I have come away from these mountains wanting a well-marbled and muscular soul. My body is far from that. I am average in intelligence. Emotionally I probably run a bit of an anger-fever. But I want my soul to get deeper and more expansive with every passing year and challenging experience.
For it is in the dark cellar of the soul that character is wrought. And character is what I take into eternity. I feel the heaviness of this world—in my soul. I value the majestic beauty of the gray-blue mountains scratching the indigo sky— in my soul. I am angered at the destruction of the gulf waters by corporate and governmental carelessness—in my soul. I laugh with the flowers of the alpine meadow—in my soul. My chin quivers and my eyes burn when my grandson begs his mom if he can go with me to climb mountains—in my soul.
I think of my friends who are so busy. (That includes most of you who are reading this) Their frenetic pace is suffocating. It is like they have put a Wal-Mart bag over their souls. They are dying. Richard Foster says, “Business is the enemy of adoration.” Our souls were designed to adore. Adore our children, not use them as ego-extensions to achieve sports glory vicariously in this soccer team and that little league game. Adore our community, not be so frazzled at the end of the day that we can’t meet our neighbor and serve them in whatever way brings them joy. Adore our land, not use it to improve the bottom line of massive corporations so we can have plastic water bottles that will fill our landfills for millennia.
As I write this I am sitting at the Salida Café on the banks of the Arkansas River not too far from her headwaters. The river flowing before me rushes nourishment to the low-lands and provides recreational enjoyment to countless outdoors lovers. My soul is like that river. For from my soul flow nourishment and mineral-rich sediment that settle into my emotions, mind and body providing recovery energy for life.

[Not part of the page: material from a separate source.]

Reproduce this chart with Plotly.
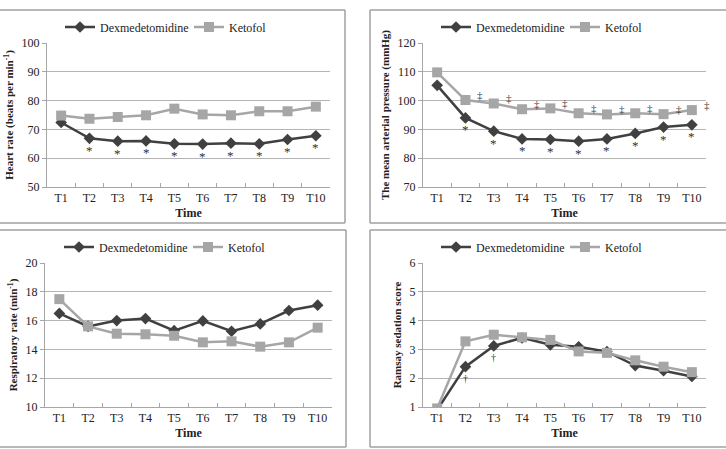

The three peaks last week were brutal climbs. My feet, legs and back are extremely sore. It hurts to get out of the chair. I limp when I walk. I toss and turn in bed at night due to the pain in my back. I take anti-inflammatory pills like they were vitamins. But I feel fully alive. I am filled with desire. I am beginning to see through the veil of the saccharine substitutes that we pass as essential to soul contentment.
I want to call people to save their own souls. Not in an eternal salvific way, for that is the work of Jesus on the cross; but in a daily operational way. You can’t save your soul by filling your schedule with civic meetings, soccer games, and trivia activity. You can’t save your soul by watching T.V. or staring at Facebook. You can’t deepen your soul by chit-chatting your way through life. You can’t get there from here doing this. You have to slow down and commit to NOT do some things.
Writing these words and living them out in my community of Harbour Pointe is what it must feel like to be mayor of Las Vegas and try to start and anti-gambling campaign to rid the city of the one thing it is for which it is known. But I am going to try… I know it is countercultural. And if you decide to cut back serving the Lord and still maintain your soccer mom lifestyle…God have mercy.
Would you read a piece of literature that doesn’t have a vampire in it? Heck…would you read? Would you turn your T.V. off and go for a walk with someone special without your Blackberry or ipod? Would you re-arrange your schedule so that you can have a meaningful conversation with a friend who will challenge you to live deeply and fully? Would you turn off your mind and awaken your soul? Would you make time to sit alone with God?
“For what will it profit a man if he gains the whole world, and loses his own soul?